A implantação é o deploy do software no ambiente. Já o lançamento é fazer com que o sistema ou parte dele se torne disponível aos usuários. Os rollouts, que agora podem ser divididos em fases, podem ser controlados pelo dono do produto.
No blue-green deployment, temos a versão atual ativa (blue) e, em seguida, implantamos a nova versão ao lado da versão antiga (green). Verificamos se a nova versão está funcionando conforme esperado e, caso esteja, redirecionamos os clientes para ela. Caso algum problema seja identificado antes da virada, nenhum cliente será impactado.
No feature flags, as funcionalidades são ocultadas a partir de flags (toggle) que podem ser utilizadas para ativar ou desativar. Essa abordagem permite implantar funcionalidades mesmo que não estejam concluídas, já que estarão ocultas aos usuários. Logo, podemos ativar uma feature em um horário específico ou desativá-la caso algum problema esteja ocorrendo.
Com canary releases, a ideia é que um subconjunto de usuários tenha acesso à funcionalidade. Caso haja algum problema com o rollout, apenas parte dos usuários será impactada. Caso a funcionalidade funcione como esperado para o grupo canário, o rollout poderá ser expandido para todos os usuários.

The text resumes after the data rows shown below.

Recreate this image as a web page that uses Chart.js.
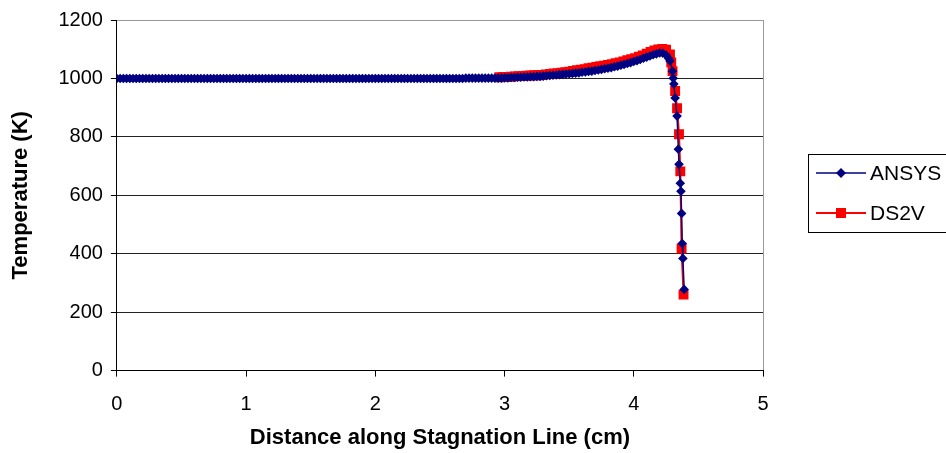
<!DOCTYPE html>
<html>
<head>
<meta charset="utf-8">
<script src="https://cdn.jsdelivr.net/npm/chart.js@4/dist/chart.umd.min.js"></script>
<style>
  html, body { margin: 0; padding: 0; background: #fff; }
  #wrap { width: 946px; height: 453px; position: relative; }
</style>
</head>
<body>
<div id="wrap"><canvas id="tempChart"></canvas></div>
<script>
// x ticks and y ticks
const xTicks = [0, 1, 2, 3, 4, 5];
const yTicks = [0, 200, 400, 600, 800, 1000, 1200];

// ANSYS - distance (cm) / temperature (K)
const ansysX = [
  0, 0.025, 0.05, 0.075, 0.1, 0.125, 0.15, 0.175, 0.2, 0.225, 0.25, 0.275, 0.3, 0.325, 0.35, 0.375, 0.4, 0.425, 0.45, 0.475,
  0.5, 0.525, 0.55, 0.575, 0.6, 0.625, 0.65, 0.675, 0.7, 0.725, 0.75, 0.775, 0.8, 0.825, 0.85, 0.875, 0.9, 0.925, 0.95, 0.975,
  1, 1.025, 1.05, 1.075, 1.1, 1.125, 1.15, 1.175, 1.2, 1.225, 1.25, 1.275, 1.3, 1.325, 1.35, 1.375, 1.4, 1.425, 1.45, 1.475,
  1.5, 1.525, 1.55, 1.575, 1.6, 1.625, 1.65, 1.675, 1.7, 1.725, 1.75, 1.775, 1.8, 1.825, 1.85, 1.875, 1.9, 1.925, 1.95, 1.975,
  2, 2.025, 2.05, 2.075, 2.1, 2.125, 2.15, 2.175, 2.2, 2.225, 2.25, 2.275, 2.3, 2.325, 2.35, 2.375, 2.4, 2.425, 2.45, 2.475,
  2.5, 2.525, 2.55, 2.575, 2.6, 2.625, 2.65, 2.675, 2.7, 2.725, 2.75, 2.775, 2.8, 2.825, 2.85, 2.875, 2.9, 2.925, 2.95, 2.975,
  3, 3.025, 3.05, 3.075, 3.1, 3.125, 3.15, 3.175, 3.2, 3.225, 3.25, 3.275, 3.3, 3.325, 3.35, 3.375, 3.4, 3.425, 3.45, 3.475,
  3.5, 3.525, 3.55, 3.575, 3.6, 3.625, 3.65, 3.675, 3.7, 3.725, 3.75, 3.775, 3.8, 3.825, 3.85, 3.875, 3.9, 3.925, 3.95, 3.975,
  4, 4.025, 4.05, 4.075, 4.1, 4.125, 4.15, 4.175, 4.2, 4.225, 4.25, 4.27, 4.28,
  4.3, 4.305, 4.31, 4.32, 4.335, 4.345, 4.35, 4.36, 4.365, 4.37, 4.375, 4.38, 4.39
];
const ansysT = [
  1000, 1000, 1000, 1000, 1000, 1000, 1000, 1000, 1000, 1000, 1000, 1000, 1000, 1000, 1000, 1000, 1000, 1000, 1000, 1000,
  1000, 1000, 1000, 1000, 1000, 1000, 1000, 1000, 1000, 1000, 1000, 1000, 1000, 1000, 1000, 1000, 1000, 1000, 1000, 1000,
  1000, 1000, 1000, 1000, 1000, 1000, 1000, 1000, 1000, 1000, 1000, 1000, 1000, 1000, 1000, 1000, 1000, 1000, 1000, 1000,
  1000, 1000, 1000, 1000, 1000, 1000, 1000, 1000, 1000, 1000, 1000, 1000, 1000, 1000, 1000, 1000, 1000, 1000, 1000, 1000,
  1000, 1000, 1000, 1000, 1000, 1000, 1000, 1000, 1000, 1000, 1000, 1000, 1000, 1000, 1000, 1000, 1000, 1000, 1000, 1000,
  1000, 1000, 1000, 1000, 1000, 1000, 1000, 1000, 1001, 1001, 1001, 1001, 1001, 1001, 1001, 1001, 1001, 1001, 1001, 1001,
  1002, 1002, 1003, 1003, 1004, 1004, 1005, 1005, 1006, 1006, 1007, 1007, 1008, 1009, 1010, 1011, 1012, 1013, 1014, 1015,
  1016, 1017, 1018, 1019, 1021, 1022, 1024, 1025, 1027, 1029, 1031, 1033, 1035, 1037, 1040, 1042, 1045, 1048, 1051, 1054,
  1058, 1061, 1065, 1069, 1073, 1077, 1081, 1084, 1087, 1086, 1080, 1068, 1060,
  1025, 1001, 981, 933, 871, 758, 706, 641, 614, 538, 435, 384, 278
];

// DS2V
const ds2vX = [
  2.96, 2.99, 3.02, 3.05, 3.08, 3.11, 3.14, 3.17, 3.2, 3.23, 3.26, 3.29, 3.32, 3.35, 3.38, 3.41, 3.44, 3.47, 3.5, 3.53,
  3.56, 3.59, 3.62, 3.65, 3.68, 3.71, 3.74, 3.77, 3.8, 3.83, 3.86, 3.89, 3.92, 3.95, 3.98, 4.01, 4.04, 4.07, 4.1, 4.13,
  4.16, 4.19, 4.22, 4.25, 4.28, 4.29, 4.3,
  4.32, 4.335, 4.35, 4.36, 4.37, 4.385
];
const ds2vT = [
  1004, 1005, 1005, 1006, 1007, 1008, 1008, 1009, 1010, 1011, 1011, 1012, 1014, 1015, 1017, 1018, 1020, 1021, 1023, 1026,
  1028, 1030, 1032, 1035, 1037, 1039, 1042, 1044, 1046, 1049, 1052, 1055, 1058, 1062, 1066, 1069, 1074, 1079, 1085, 1091,
  1096, 1099, 1101, 1098, 1082, 1055, 1025,
  957, 898, 809, 682, 418, 260
];

const seriesNames = ['ANSYS', 'DS2V'];

const FONT = '"Liberation Sans", Arial, sans-serif';

// legend drawn in a box at the right, like the original
const boxLegend = {
  id: 'boxLegend',
  afterDraw(chart) {
    const c = chart.ctx;
    const x0 = 808, y0 = 154, w = 150, h = 78;
    c.save();
    c.strokeStyle = '#000';
    c.lineWidth = 1;
    c.strokeRect(x0 + 0.5, y0 + 0.5, w, h);
    chart.data.datasets.forEach(function(ds, i) {
      const cy = y0 + 19 + i * 40;
      c.strokeStyle = ds.borderColor;
      c.lineWidth = ds.borderWidth;
      c.beginPath();
      c.moveTo(816, cy);
      c.lineTo(866, cy);
      c.stroke();
      c.fillStyle = ds.pointBackgroundColor;
      c.beginPath();
      if (ds.pointStyle === 'rectRot') {
        c.moveTo(841 - 5, cy);
        c.lineTo(841, cy - 5);
        c.lineTo(841 + 5, cy);
        c.lineTo(841, cy + 5);
        c.closePath();
      } else {
        c.rect(841 - 5, cy - 5, 10, 10);
      }
      c.fill();
      c.fillStyle = '#000';
      c.font = '21px ' + FONT;
      c.textBaseline = 'middle';
      c.fillText(ds.label, 870, cy + 1);
    });
    c.restore();
  }
};

new Chart(document.getElementById('tempChart'), {
  type: 'scatter',
  data: {
    datasets: [
      {
        label: seriesNames[0],
        data: ansysX.map((x, i) => ({ x: x, y: ansysT[i] })),
        showLine: true,
        borderColor: '#000080',
        borderWidth: 1.5,
        pointStyle: 'rectRot',
        pointRadius: 4.8,
        pointBackgroundColor: '#000080',
        pointBorderWidth: 0,
        tension: 0
      },
      {
        label: seriesNames[1],
        data: ds2vX.map((x, i) => ({ x: x, y: ds2vT[i] })),
        showLine: true,
        borderColor: '#ff0000',
        borderWidth: 2,
        pointStyle: 'rect',
        pointRadius: 7,
        pointBackgroundColor: '#ff0000',
        pointBorderWidth: 0,
        tension: 0
      }
    ]
  },
  options: {
    responsive: true,
    maintainAspectRatio: false,
    animation: false,
    layout: { padding: { left: 8, right: 183, top: 7, bottom: 2 } },
    plugins: {
      legend: { display: false },
      tooltip: { enabled: false }
    },
    scales: {
      x: {
        type: 'linear',
        min: 0,
        max: 5,
        afterBuildTicks: axis => { axis.ticks = xTicks.map(v => ({ value: v })); },
        border: { color: '#000', width: 1 },
        grid: {
          color: ctx => (ctx.tick && ctx.tick.value === 5) ? '#999' : 'rgba(0,0,0,0)',
          tickColor: '#000',
          tickLength: 6,
          drawOnChartArea: true
        },
        ticks: { color: '#000', font: { family: FONT, size: 20 }, padding: 16, callback: v => String(v) },
        title: {
          display: true,
          text: 'Distance along Stagnation Line (cm)',
          color: '#000',
          font: { family: FONT, size: 22, weight: 'bold' },
          padding: { top: -8, bottom: 0 }
        }
      },
      y: {
        min: 0,
        max: 1200,
        afterBuildTicks: axis => { axis.ticks = yTicks.map(v => ({ value: v })); },
        border: { color: '#000', width: 1 },
        grid: {
          color: ctx => (ctx.tick && ctx.tick.value === 1200) ? '#999' : '#222',
          tickColor: '#000',
          tickLength: 6
        },
        ticks: { color: '#000', font: { family: FONT, size: 20 }, padding: 8, callback: v => String(v) },
        title: {
          display: true,
          text: 'Temperature (K)',
          color: '#000',
          font: { family: FONT, size: 22, weight: 'bold' },
          padding: { top: 0, bottom: 16 }
        }
      }
    }
  },
  plugins: [boxLegend]
});
</script>
</body>
</html>
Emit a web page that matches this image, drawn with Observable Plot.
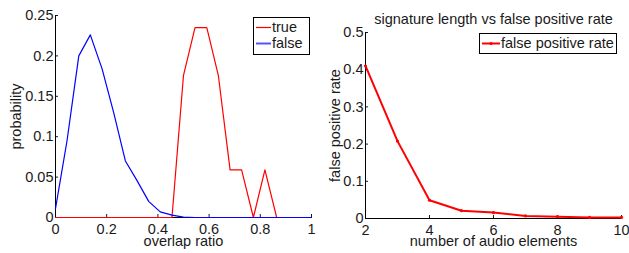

Com parallel runs, executamos duas implementações diferentes da mesma funcionalidade lado a lado, enviando a mesma requisição para ambas. Em microsserviços, seriam 2 serviços distintos, e comparamos os resultados. Todavia, apenas uma das requisições será a fonte da verdade.
Conclusão
Logo, a adoção de microsserviços exige mais do que fragmentar aplicações: demanda processos sólidos (CI/CD), isolamento e automação, IaC, além de gerenciamento de estado desejado. A escolha da forma de implantação (máquina, VM, containers, PaaS ou FaaS) e do modelo de repositório deve refletir o contexto — escala, equipe, custos e necessidade de portabilidade.
Kubernetes oferece flexibilidade e resiliência, mas acrescenta complexidade operacional; em times menores, soluções gerenciadas ou abordagens mais simples podem ser mais adequadas. Por fim, técnicas de entrega progressiva (blue-green, canary releases, feature flags e parallel runs) reduzem risco. O caminho é uma evolução contínua: medir, automatizar, observar e ajustar.